問題事例 一人暮らしの高齢者が認知症であることにつけ込んで、不必要な着物、宝石、健康食品等を次々と購入させた。これらの契約を取り消したい。

【重要ポイント・その2】 「ネットでの虚偽勧誘を取り消す!」

<重要論点②> 「勧誘」要件の拡張

問題事例 中古車を購入しようと思い、インターネット広告で気に入った車を選び、店舗に赴き購入した。ネット広告では走行距離4万kmと表示されていたが実際の走行距離は12万kmであった。こんな契約は取り消したい。

【重要ポイント・その3】 「動機に関する虚偽勧誘を取り消す!」

<重要論点③> 「重要事項」の拡張

問題事例 「電話回線がアナログからデジタルに変わります。今までの電話が使えなくなります。この機械を取り付けるとこれまでの電話を使うことができます。」と言われ、そのように誤認して通信機器のリース契約をした。こんな契約は取り消したい。

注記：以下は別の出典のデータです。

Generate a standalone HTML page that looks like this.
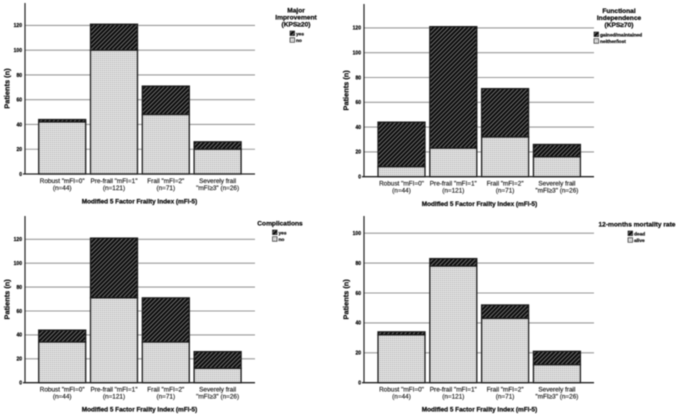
<!DOCTYPE html>
<html>
<head>
<meta charset="utf-8">
<style>
html,body{margin:0;padding:0;background:#fff;}
body{width:676px;height:414px;overflow:hidden;}
svg{display:block;filter:blur(0.4px);font-family:"Liberation Sans",sans-serif;}
text{stroke:#111;stroke-width:0.14px;}
text[font-weight="bold"]{stroke:#000;stroke-width:0.22px;}
</style>
</head>
<body>
<svg id="chart" width="676" height="414" viewBox="0 0 676 414" xmlns="http://www.w3.org/2000/svg">
  <defs>
    <pattern id="hatch" width="3" height="3" patternUnits="userSpaceOnUse" patternTransform="rotate(-45)">
      <rect width="3" height="3" fill="#0c0c0c"></rect>
      <rect width="3" height="0.75" fill="#8c8c8c"></rect>
    </pattern>
    <pattern id="dots" width="2" height="2" patternUnits="userSpaceOnUse">
      <rect width="2" height="2" fill="#e4e4e4"></rect>
      <rect width="0.9" height="0.9" fill="#a0a0a0"></rect>
    </pattern>
  </defs>
</svg>
<script>
var categoriesLine1 = ['Robust "mFI=0"', 'Pre-frail "mFI=1"', 'Frail "mFI=2"', 'Severely frail'];
var categoriesLine2 = ['(n=44)', '(n=121)', '(n=71)', '"mFI≥3" (n=26)'];
var xAxisTitle = 'Modified 5 Factor Frailty Index (mFI-5)';
var yAxisTitle = 'Patients (n)';

var improvementNo = [42, 100, 48, 20];
var improvementYes = [2, 21, 23, 6];
var independenceNeither = [8, 23, 32, 16];
var independenceGained = [36, 98, 39, 10];
var complicationsNo = [34, 71, 34, 12];
var complicationsYes = [10, 50, 37, 14];
var mortalityAlive = [32, 78, 43, 12];
var mortalityDead = [2, 5, 9, 9];

var ticksTo120 = [0, 20, 40, 60, 80, 100, 120];
var ticksTo100 = [0, 20, 40, 60, 80, 100];

var panels = [
  {name:'major-improvement', ox:0, x0:25, y0:174, yTop:3, pxPerUnit:1.238, xRight:255, barStart:38.7, barStep:51.8, yTitleX:9.5,
   ticks:ticksTo120, lower:improvementNo, upper:improvementYes,
   legendTitle:['Major','Improvement','(KPS≥20)'], titleX:296, titleY:12.5, legendLabels:['yes','no'], swatchX:290, swatchY:31, xTitleY:203.5},
  {name:'functional-independence', ox:340, x0:24, y0:176.7, yTop:4, pxPerUnit:1.24, xRight:254, barStart:38, barStep:51.8, yTitleX:8.5,
   ticks:ticksTo120, lower:independenceNeither, upper:independenceGained,
   legendTitle:['Functional','Independence','(KPS≥70)'], titleX:619, titleY:13, legendLabels:['gained/maintained','neither/lost'], swatchX:594, swatchY:32, xTitleY:206},
  {name:'complications', ox:0, x0:25, y0:382.7, yTop:216, pxPerUnit:1.195, xRight:255, barStart:38.7, barStep:51.8, yTitleX:9.5,
   ticks:ticksTo120, lower:complicationsNo, upper:complicationsYes,
   legendTitle:['Complications'], titleX:280, titleY:225.5, legendLabels:['yes','no'], swatchX:272.5, swatchY:230, xTitleY:411.5},
  {name:'mortality', ox:340, x0:24, y0:382.7, yTop:216, pxPerUnit:1.495, xRight:254, barStart:38, barStep:51.8, yTitleX:8.5,
   ticks:ticksTo100, lower:mortalityAlive, upper:mortalityDead,
   legendTitle:['12-months mortality rate'], titleX:637, titleY:226.5, legendLabels:['dead','alive'], swatchX:628, swatchY:231, xTitleY:411.5}
];

var NS = 'http://www.w3.org/2000/svg';
var svg = document.getElementById('chart');
var BAR_WIDTH = 47;

function make(parent, tag, attrs, text) {
  var el = document.createElementNS(NS, tag);
  for (var k in attrs) { el.setAttribute(k, attrs[k]); }
  if (text !== undefined) { el.textContent = text; }
  parent.appendChild(el);
  return el;
}

panels.forEach(function (p) {
  var yScale = function (v) { return p.y0 - v * p.pxPerUnit; };
  var left = p.ox + p.x0;
  var right = p.ox + p.xRight;
  var barX = function (i) { return p.ox + p.barStart + i * p.barStep; };

  var g = make(svg, 'g', {});
  
  

  p.ticks.forEach(function (t) {
    if (t > 0) {
      var grid = make(g, 'line', {x1:left, x2:right, y1:yScale(t), y2:yScale(t), stroke:'#999', 'stroke-width':1.1});
      
      
    }
    var tl = make(g, 'text', {x:left - 3, y:yScale(t) + 1.8, 'text-anchor':'end', 'font-size':5, 'font-weight':'bold', fill:'#111'}, t);
    
    
  });

  p.lower.forEach(function (low, i) {
    var top = low + p.upper[i];
    var upperBar = make(g, 'rect', {x:barX(i), y:yScale(top), width:BAR_WIDTH, height:yScale(low) - yScale(top), fill:'url(#hatch)', stroke:'#1c1c1c', 'stroke-width':1.3});
    
    
    var lowerBar = make(g, 'rect', {x:barX(i), y:yScale(low), width:BAR_WIDTH, height:yScale(0) - yScale(low), fill:'url(#dots)', stroke:'#1c1c1c', 'stroke-width':1.3});
    
    

    var cx = barX(i) + BAR_WIDTH / 2;
    var l1 = make(g, 'text', {x:cx, y:p.y0 + 9, 'text-anchor':'middle', 'font-size':6.4, fill:'#111'}, categoriesLine1[i]);
    
    
    var l2 = make(g, 'text', {x:cx, y:p.y0 + 16, 'text-anchor':'middle', 'font-size':6.4, fill:'#111'}, categoriesLine2[i]);
    
    
  });

  var yAxis = make(g, 'line', {x1:left, x2:left, y1:p.yTop, y2:p.y0, stroke:'#222', 'stroke-width':1.2});
  
  
  var xAxis = make(g, 'line', {x1:left - 2, x2:right, y1:p.y0, y2:p.y0, stroke:'#222', 'stroke-width':1.3});
  
  

  var midY = (p.y0 + p.yTop) / 2;
  var yTx = p.ox + p.yTitleX;
  var yT = make(g, 'text', {x:yTx, y:midY, 'text-anchor':'middle', 'font-size':7.4, 'font-weight':'bold', fill:'#111', transform:'rotate(-90 ' + yTx + ' ' + midY + ')'}, yAxisTitle);
  
  
  var xT = make(g, 'text', {x:p.ox + 139.5, y:p.xTitleY, 'text-anchor':'middle', 'font-size':6.4, 'font-weight':'bold', fill:'#111'}, xAxisTitle);
  
  

  p.legendTitle.forEach(function (line, i) {
    var lt = make(g, 'text', {x:p.titleX, y:p.titleY + i * 7, 'text-anchor':'middle', 'font-size':6.6, 'font-weight':'bold', fill:'#111'}, line);
    
    
  });
  p.legendLabels.forEach(function (label, i) {
    var sy = p.swatchY + i * 6.7;
    var sw = make(g, 'rect', {x:p.swatchX, y:sy, width:4.6, height:4.6, fill:i === 0 ? 'url(#hatch)' : 'url(#dots)', stroke:'#333', 'stroke-width':0.7});
    
    
    var st = make(g, 'text', {x:p.swatchX + 6, y:sy + 4.3, 'font-size':4.8, 'font-weight':'bold', fill:'#222'}, label);
    
    
  });
});
</script>
</body>
</html>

【重要ポイント・その4】 「取消しができる期間を伸ばす!」

<重要論点④> 取消権の行使期間の延長

問題事例 ・高齢者が、業者に騙され高額の布団を購入し消費生活センターに相談に訪れたが、すでに契約から6か月が経過しており、消費者契約法に基づく取り消しは難しいと言われた。契約を取り消したい。/・損はしないと言われて収益マンションを購入したが、契約時の説明とは異なり、5年以上たっても一向に収益が黒字にならない、契約を取り消したい。

【重要ポイント・その5】 「被害回復ができる取消権にする!」

<重要論点⑤> 消費者取消権の効果規定の導入

問題事例 消費者が、不実告知のもと健康食品5箱を1箱1万円で購入したが、2箱飲んだところで契約を取り消した。しかし、事業者から、既に消費した分の料金を支払うように言われた。

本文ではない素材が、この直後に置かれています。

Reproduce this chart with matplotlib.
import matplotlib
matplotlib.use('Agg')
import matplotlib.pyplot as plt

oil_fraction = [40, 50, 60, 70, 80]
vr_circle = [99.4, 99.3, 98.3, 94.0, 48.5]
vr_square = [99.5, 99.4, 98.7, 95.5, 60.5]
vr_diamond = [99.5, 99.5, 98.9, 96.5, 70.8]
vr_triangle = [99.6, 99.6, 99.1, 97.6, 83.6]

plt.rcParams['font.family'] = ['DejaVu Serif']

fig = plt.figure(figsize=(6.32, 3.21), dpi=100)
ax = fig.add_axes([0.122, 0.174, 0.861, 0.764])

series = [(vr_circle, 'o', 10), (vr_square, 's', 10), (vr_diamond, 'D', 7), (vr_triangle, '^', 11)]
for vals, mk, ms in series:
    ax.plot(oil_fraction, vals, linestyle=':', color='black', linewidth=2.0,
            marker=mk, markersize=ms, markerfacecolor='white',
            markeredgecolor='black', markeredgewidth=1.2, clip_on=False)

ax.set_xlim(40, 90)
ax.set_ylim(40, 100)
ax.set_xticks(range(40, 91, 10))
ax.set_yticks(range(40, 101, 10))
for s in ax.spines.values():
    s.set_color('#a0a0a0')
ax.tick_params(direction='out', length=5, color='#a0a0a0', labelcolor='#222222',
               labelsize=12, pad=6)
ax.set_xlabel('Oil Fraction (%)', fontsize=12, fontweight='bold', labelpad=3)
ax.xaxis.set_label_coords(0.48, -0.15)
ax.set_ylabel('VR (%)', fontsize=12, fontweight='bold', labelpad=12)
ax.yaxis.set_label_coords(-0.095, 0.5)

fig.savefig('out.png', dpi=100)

【重要ポイント・その6】 「不当な契約条項を許さない!」

<重要論点⑥> 不当条項リストの拡大

問題事例 資格試験予備校の受講契約に「本人死亡若しくは重大な疾病又はクーリング・オフによる場合を除き、受講契約締結後の解約・返金を認めない」とする旨の条項があった。授業の内容等が事前の説明と違うので取消ないし解除すると申し入れたが、解約はできないと言われた。